■ REQUIRED TASK
Stop at the line containing "const yTicks = [0, 10, 20, 30, 40];": repeat exactly every line of the entries below from the first up to it, plus that line, with pictures omitted.

■ SOURCE MATERIAL
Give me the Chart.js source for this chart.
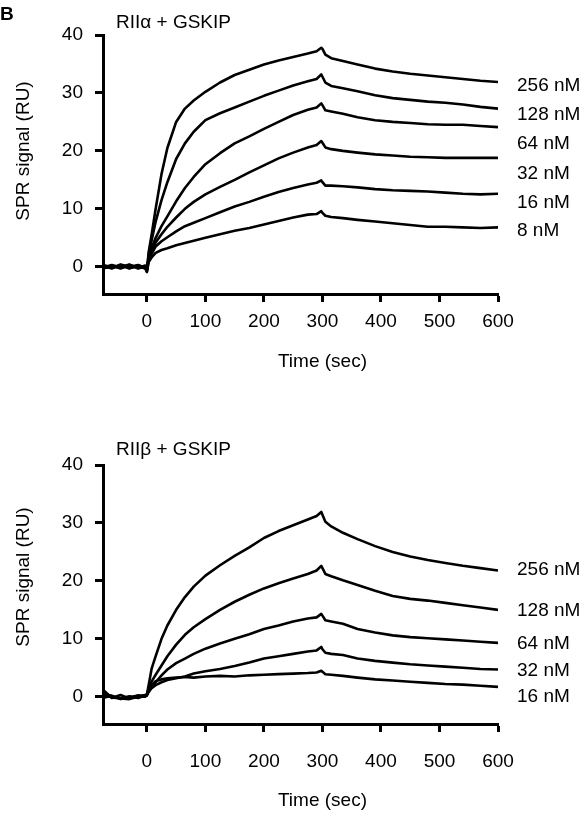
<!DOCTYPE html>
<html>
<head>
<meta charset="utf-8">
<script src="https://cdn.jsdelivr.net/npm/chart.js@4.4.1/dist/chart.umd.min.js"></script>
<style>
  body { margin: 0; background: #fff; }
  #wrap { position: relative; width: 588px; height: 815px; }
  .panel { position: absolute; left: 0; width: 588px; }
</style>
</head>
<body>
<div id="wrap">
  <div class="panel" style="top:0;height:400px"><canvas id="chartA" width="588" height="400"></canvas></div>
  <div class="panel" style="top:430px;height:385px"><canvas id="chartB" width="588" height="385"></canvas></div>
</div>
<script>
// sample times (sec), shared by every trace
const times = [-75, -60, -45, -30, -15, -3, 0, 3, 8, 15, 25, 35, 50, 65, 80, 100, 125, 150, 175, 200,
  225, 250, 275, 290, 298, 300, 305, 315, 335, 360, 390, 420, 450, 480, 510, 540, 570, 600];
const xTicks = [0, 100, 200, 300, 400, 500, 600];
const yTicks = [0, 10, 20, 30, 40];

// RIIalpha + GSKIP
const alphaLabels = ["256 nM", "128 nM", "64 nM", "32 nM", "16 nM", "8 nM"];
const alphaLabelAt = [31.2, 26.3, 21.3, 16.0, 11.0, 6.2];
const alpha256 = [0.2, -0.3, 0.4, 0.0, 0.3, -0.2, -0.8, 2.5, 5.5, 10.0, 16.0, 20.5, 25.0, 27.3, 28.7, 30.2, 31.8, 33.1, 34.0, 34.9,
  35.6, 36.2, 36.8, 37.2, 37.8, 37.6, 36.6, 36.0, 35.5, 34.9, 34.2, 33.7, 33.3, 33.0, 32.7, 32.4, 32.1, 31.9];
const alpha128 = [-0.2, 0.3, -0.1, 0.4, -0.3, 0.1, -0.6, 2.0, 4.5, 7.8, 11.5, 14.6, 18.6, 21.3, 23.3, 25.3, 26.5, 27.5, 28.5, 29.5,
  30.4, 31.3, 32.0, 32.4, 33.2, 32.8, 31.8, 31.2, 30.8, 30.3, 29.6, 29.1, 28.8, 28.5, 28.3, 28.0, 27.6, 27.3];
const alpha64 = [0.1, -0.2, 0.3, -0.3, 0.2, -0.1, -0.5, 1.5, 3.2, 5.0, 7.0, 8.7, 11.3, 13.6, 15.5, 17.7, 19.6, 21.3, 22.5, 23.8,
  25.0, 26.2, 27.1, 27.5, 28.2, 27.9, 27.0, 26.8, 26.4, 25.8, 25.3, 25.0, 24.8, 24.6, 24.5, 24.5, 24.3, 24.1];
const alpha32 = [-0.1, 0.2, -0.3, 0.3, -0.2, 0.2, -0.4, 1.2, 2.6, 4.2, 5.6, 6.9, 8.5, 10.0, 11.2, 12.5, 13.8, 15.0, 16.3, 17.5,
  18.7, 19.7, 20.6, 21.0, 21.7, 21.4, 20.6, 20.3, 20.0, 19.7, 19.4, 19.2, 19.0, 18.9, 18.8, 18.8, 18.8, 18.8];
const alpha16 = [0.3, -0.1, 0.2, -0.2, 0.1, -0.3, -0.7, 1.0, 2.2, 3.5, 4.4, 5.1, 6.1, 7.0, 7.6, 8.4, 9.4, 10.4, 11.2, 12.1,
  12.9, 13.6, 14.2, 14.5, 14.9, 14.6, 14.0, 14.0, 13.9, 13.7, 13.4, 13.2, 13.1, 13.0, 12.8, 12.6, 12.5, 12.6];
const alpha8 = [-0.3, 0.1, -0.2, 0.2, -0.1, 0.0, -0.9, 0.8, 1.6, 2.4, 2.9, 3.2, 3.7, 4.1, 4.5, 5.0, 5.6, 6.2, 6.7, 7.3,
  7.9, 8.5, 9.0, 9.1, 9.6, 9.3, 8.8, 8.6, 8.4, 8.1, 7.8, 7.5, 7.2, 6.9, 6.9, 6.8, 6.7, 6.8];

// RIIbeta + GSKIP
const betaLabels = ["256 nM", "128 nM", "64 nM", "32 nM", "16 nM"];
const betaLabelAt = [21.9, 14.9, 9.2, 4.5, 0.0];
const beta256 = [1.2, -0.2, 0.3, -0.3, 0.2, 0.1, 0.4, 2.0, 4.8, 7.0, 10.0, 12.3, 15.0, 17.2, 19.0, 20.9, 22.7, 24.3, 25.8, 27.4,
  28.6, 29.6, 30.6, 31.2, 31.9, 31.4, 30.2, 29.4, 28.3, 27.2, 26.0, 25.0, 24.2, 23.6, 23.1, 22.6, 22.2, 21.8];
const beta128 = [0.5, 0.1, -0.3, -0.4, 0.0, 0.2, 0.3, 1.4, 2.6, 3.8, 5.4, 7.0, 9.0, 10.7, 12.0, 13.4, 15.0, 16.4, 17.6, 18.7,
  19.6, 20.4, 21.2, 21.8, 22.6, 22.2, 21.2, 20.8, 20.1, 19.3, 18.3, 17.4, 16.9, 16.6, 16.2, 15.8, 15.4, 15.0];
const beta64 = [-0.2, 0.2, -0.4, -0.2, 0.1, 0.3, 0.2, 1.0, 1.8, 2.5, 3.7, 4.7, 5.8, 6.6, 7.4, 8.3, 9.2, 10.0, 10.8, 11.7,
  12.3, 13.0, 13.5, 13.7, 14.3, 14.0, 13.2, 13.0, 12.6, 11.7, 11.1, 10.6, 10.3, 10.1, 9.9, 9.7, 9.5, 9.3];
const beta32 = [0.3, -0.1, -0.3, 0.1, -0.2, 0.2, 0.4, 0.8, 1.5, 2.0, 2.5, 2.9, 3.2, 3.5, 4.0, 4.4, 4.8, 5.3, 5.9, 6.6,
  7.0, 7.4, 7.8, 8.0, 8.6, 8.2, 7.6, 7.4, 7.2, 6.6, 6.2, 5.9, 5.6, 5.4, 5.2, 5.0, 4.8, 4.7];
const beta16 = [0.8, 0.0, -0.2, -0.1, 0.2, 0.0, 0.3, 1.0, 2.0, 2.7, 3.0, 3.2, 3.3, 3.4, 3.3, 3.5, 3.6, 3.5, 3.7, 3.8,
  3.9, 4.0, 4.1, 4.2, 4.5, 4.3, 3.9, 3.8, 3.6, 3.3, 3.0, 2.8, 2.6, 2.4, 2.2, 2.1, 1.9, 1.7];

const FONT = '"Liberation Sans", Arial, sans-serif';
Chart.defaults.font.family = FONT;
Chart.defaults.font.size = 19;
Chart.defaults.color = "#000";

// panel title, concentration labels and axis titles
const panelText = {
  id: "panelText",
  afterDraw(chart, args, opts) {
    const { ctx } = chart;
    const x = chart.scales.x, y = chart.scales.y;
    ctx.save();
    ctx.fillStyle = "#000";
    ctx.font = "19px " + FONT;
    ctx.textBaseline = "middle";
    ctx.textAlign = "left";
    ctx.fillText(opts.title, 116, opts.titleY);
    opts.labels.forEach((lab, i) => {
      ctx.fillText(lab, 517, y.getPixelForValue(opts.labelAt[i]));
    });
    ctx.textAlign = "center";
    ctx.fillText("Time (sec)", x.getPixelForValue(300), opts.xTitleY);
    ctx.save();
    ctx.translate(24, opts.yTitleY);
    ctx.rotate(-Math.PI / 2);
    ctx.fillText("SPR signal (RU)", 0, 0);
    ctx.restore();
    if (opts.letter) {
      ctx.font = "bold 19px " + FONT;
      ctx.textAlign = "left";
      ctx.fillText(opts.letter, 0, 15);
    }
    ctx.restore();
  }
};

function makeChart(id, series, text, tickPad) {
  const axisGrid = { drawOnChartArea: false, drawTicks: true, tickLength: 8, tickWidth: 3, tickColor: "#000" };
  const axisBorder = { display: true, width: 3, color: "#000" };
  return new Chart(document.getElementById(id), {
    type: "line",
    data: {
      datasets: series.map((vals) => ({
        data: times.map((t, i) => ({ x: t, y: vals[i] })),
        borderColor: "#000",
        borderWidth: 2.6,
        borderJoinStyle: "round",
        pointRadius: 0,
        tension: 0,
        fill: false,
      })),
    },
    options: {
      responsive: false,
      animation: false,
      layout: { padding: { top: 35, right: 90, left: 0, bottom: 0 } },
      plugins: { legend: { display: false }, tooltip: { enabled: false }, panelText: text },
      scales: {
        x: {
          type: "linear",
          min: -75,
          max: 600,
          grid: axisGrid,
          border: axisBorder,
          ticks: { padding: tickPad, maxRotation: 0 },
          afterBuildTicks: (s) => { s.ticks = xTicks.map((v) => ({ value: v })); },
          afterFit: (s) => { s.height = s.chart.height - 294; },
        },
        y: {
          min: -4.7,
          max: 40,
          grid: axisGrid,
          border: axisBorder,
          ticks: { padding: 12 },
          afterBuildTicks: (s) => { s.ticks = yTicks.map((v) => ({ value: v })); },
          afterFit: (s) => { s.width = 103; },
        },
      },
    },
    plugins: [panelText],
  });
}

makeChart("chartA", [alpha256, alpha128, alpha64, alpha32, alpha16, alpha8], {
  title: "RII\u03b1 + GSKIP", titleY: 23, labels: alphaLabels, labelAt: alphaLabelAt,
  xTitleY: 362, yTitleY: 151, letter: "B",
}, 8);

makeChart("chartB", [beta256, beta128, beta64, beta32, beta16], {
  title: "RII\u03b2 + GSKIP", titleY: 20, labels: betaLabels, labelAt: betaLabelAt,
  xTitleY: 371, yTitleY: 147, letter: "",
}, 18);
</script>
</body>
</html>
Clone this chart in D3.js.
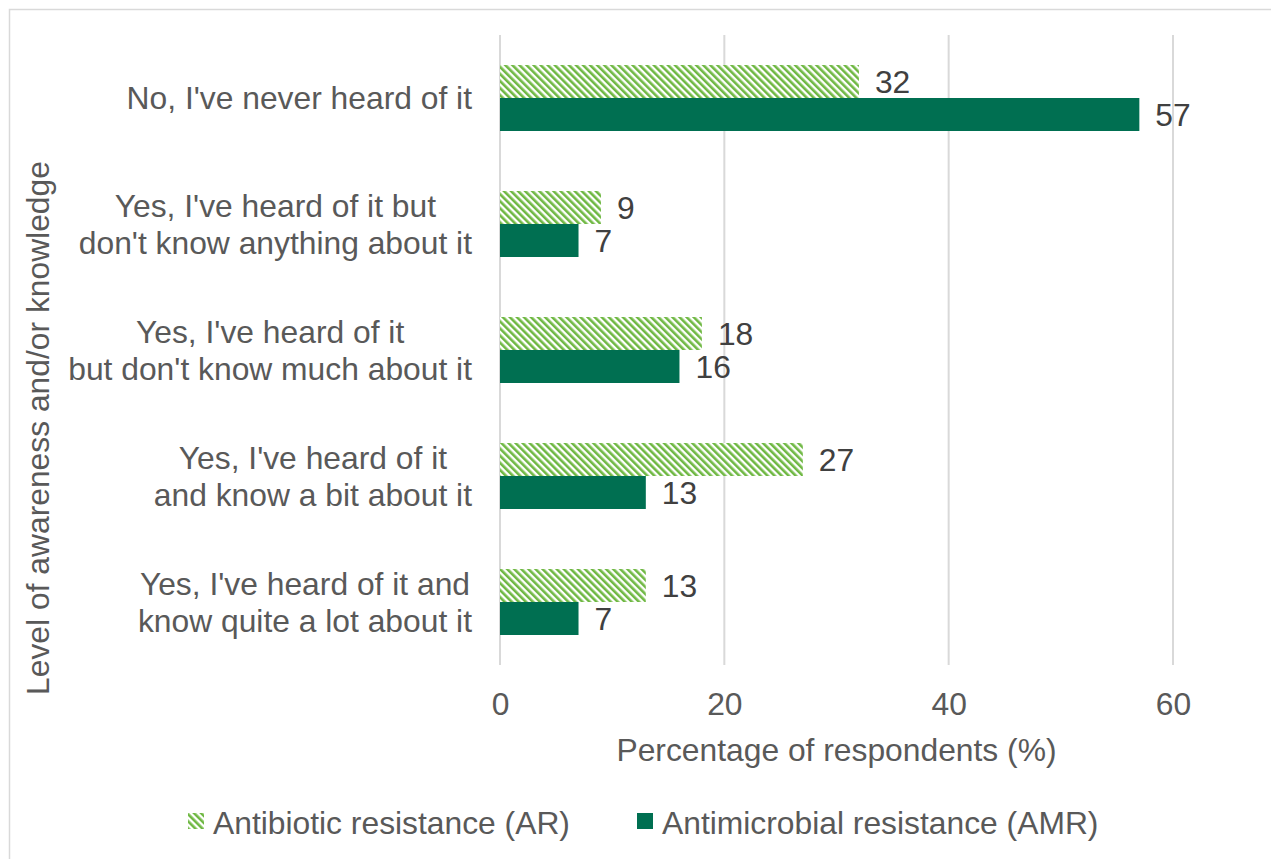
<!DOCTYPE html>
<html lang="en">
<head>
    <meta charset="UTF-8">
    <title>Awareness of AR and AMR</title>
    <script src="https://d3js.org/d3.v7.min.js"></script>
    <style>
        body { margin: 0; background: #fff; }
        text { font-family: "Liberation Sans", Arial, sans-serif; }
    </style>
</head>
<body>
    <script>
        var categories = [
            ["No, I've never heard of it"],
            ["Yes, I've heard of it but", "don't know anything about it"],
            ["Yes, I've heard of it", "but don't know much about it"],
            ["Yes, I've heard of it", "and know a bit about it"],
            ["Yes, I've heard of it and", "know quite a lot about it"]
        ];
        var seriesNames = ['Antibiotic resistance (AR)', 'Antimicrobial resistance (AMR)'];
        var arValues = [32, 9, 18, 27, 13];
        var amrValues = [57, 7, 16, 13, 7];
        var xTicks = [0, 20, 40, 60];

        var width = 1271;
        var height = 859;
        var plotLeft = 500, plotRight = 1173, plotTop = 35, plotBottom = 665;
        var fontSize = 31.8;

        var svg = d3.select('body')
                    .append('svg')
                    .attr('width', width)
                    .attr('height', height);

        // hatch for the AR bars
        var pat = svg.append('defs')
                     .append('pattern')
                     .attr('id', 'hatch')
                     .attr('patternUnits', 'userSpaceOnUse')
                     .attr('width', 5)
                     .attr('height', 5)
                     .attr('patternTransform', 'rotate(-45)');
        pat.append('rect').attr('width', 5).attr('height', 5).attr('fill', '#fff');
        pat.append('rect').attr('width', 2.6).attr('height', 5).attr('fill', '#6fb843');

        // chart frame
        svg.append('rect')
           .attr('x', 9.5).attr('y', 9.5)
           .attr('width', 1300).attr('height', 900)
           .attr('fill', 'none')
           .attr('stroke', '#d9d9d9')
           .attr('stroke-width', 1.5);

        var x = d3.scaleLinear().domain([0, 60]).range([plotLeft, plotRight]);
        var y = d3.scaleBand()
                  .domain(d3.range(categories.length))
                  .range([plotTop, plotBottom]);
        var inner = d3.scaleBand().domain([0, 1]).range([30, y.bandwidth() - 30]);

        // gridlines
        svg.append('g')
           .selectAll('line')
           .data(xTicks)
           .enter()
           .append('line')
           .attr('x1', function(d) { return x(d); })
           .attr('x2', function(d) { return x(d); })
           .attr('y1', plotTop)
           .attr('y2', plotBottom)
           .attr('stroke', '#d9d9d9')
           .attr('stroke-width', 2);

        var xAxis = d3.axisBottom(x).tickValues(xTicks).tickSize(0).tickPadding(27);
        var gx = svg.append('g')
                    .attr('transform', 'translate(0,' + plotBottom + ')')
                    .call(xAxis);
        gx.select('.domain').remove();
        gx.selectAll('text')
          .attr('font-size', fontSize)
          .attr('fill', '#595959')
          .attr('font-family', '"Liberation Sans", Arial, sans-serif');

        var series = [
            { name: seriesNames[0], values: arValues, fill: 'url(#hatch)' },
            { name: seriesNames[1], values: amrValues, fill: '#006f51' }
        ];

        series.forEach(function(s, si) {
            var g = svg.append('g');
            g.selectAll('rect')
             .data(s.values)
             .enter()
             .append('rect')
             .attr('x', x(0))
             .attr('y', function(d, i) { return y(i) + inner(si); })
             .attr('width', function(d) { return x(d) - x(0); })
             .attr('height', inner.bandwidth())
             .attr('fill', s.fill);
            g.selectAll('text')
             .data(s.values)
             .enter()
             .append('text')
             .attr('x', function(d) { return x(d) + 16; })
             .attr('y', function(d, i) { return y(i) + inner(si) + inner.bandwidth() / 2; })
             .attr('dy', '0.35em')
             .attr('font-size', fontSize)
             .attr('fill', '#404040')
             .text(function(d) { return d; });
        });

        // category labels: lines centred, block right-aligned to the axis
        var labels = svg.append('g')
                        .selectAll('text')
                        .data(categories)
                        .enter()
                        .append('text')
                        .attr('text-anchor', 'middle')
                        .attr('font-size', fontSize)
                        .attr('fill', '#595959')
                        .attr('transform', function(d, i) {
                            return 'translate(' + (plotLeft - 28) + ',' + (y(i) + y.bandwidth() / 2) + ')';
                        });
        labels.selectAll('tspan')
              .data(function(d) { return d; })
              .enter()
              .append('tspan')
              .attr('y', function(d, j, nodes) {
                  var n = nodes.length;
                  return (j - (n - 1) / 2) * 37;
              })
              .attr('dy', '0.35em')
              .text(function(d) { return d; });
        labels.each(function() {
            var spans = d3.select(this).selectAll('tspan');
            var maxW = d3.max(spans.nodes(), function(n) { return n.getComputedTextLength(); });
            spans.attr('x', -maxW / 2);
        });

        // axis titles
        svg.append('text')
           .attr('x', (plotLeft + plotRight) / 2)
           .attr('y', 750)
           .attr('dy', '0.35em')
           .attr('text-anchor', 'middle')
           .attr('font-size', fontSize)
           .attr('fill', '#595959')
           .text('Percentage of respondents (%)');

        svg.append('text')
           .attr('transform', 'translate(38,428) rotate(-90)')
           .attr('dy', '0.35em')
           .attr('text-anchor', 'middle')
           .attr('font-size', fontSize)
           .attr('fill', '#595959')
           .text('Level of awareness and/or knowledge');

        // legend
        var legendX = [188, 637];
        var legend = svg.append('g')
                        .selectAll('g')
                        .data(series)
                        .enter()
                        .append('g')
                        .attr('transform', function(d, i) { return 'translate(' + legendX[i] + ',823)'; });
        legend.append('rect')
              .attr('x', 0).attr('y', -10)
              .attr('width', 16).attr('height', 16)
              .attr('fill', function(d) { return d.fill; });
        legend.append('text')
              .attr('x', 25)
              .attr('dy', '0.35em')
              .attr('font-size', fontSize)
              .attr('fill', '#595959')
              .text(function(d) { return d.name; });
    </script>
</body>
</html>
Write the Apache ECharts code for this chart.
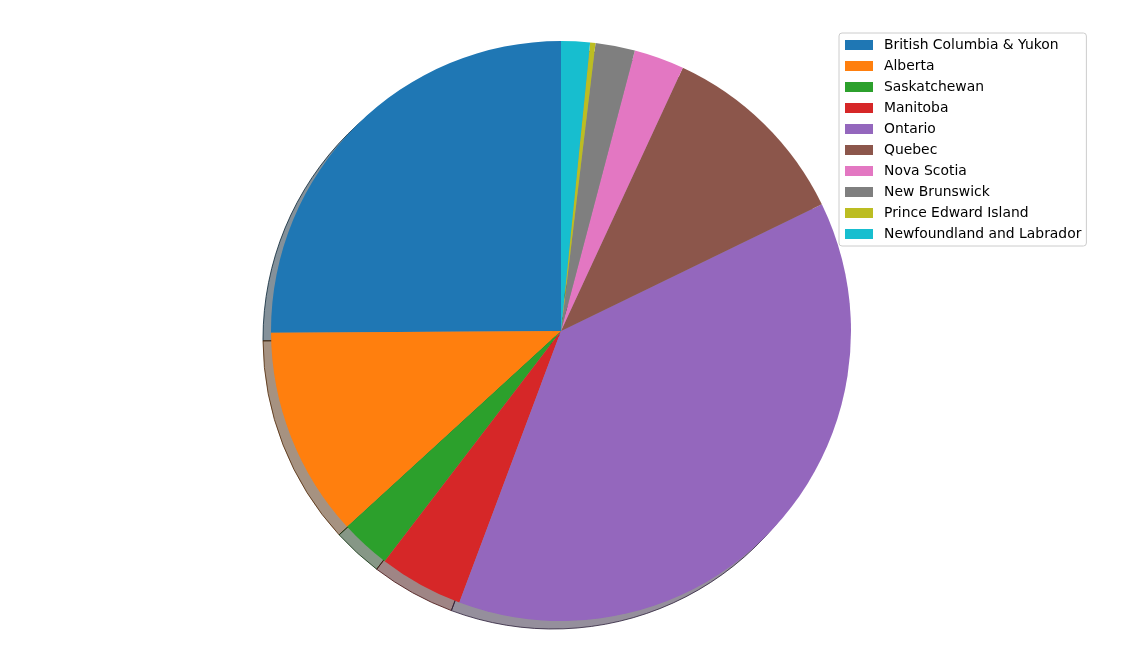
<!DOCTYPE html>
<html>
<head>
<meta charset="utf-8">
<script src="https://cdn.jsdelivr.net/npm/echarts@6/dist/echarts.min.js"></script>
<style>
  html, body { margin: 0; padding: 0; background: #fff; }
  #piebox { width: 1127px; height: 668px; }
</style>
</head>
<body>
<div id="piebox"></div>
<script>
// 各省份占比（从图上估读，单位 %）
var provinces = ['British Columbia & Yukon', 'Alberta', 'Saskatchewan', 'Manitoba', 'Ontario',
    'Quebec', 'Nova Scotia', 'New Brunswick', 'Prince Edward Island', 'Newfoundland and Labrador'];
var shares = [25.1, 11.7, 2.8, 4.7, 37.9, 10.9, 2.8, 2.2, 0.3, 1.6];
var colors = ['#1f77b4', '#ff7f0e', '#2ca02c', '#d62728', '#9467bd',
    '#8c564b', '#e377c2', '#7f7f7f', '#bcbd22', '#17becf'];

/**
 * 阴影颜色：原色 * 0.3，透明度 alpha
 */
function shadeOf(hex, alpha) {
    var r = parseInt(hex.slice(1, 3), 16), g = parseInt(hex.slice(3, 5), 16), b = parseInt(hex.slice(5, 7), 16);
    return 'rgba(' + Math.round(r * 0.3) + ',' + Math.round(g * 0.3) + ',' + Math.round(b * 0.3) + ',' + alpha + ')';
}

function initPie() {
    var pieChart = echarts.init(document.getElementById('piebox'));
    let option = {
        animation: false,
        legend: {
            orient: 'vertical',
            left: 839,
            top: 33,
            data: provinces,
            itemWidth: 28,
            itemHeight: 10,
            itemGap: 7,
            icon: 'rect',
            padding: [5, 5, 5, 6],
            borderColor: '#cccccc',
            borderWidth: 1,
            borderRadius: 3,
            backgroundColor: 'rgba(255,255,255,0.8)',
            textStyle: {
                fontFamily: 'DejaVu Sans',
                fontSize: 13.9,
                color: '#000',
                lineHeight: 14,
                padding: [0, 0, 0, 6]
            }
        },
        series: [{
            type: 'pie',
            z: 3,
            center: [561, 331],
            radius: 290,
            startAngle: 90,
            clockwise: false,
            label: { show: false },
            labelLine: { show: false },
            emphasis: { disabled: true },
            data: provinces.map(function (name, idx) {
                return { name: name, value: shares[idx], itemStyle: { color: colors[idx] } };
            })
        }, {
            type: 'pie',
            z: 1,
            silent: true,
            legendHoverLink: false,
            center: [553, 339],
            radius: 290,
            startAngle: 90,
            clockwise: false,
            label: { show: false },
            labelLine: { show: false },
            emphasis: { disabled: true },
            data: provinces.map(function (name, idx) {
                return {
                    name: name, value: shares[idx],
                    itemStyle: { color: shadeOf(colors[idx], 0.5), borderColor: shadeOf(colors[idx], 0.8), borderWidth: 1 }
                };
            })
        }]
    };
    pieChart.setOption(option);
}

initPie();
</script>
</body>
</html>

■ ANSWER BELOW
Give me the Chart.js source for this chart.
<!DOCTYPE html>
<html>
<head>
<meta charset="utf-8">
<script src="https://cdn.jsdelivr.net/npm/chart.js@4.4.1/dist/chart.umd.min.js"></script>
<style>
  body { margin: 0; background: #fff; }
  #wrap { position: relative; width: 588px; height: 815px; }
  .panel { position: absolute; left: 0; width: 588px; }
</style>
</head>
<body>
<div id="wrap">
  <div class="panel" style="top:0;height:400px"><canvas id="chartA" width="588" height="400"></canvas></div>
  <div class="panel" style="top:430px;height:385px"><canvas id="chartB" width="588" height="385"></canvas></div>
</div>
<script>
// sample times (sec), shared by every trace
const times = [-75, -60, -45, -30, -15, -3, 0, 3, 8, 15, 25, 35, 50, 65, 80, 100, 125, 150, 175, 200,
  225, 250, 275, 290, 298, 300, 305, 315, 335, 360, 390, 420, 450, 480, 510, 540, 570, 600];
const xTicks = [0, 100, 200, 300, 400, 500, 600];
const yTicks = [0, 10, 20, 30, 40];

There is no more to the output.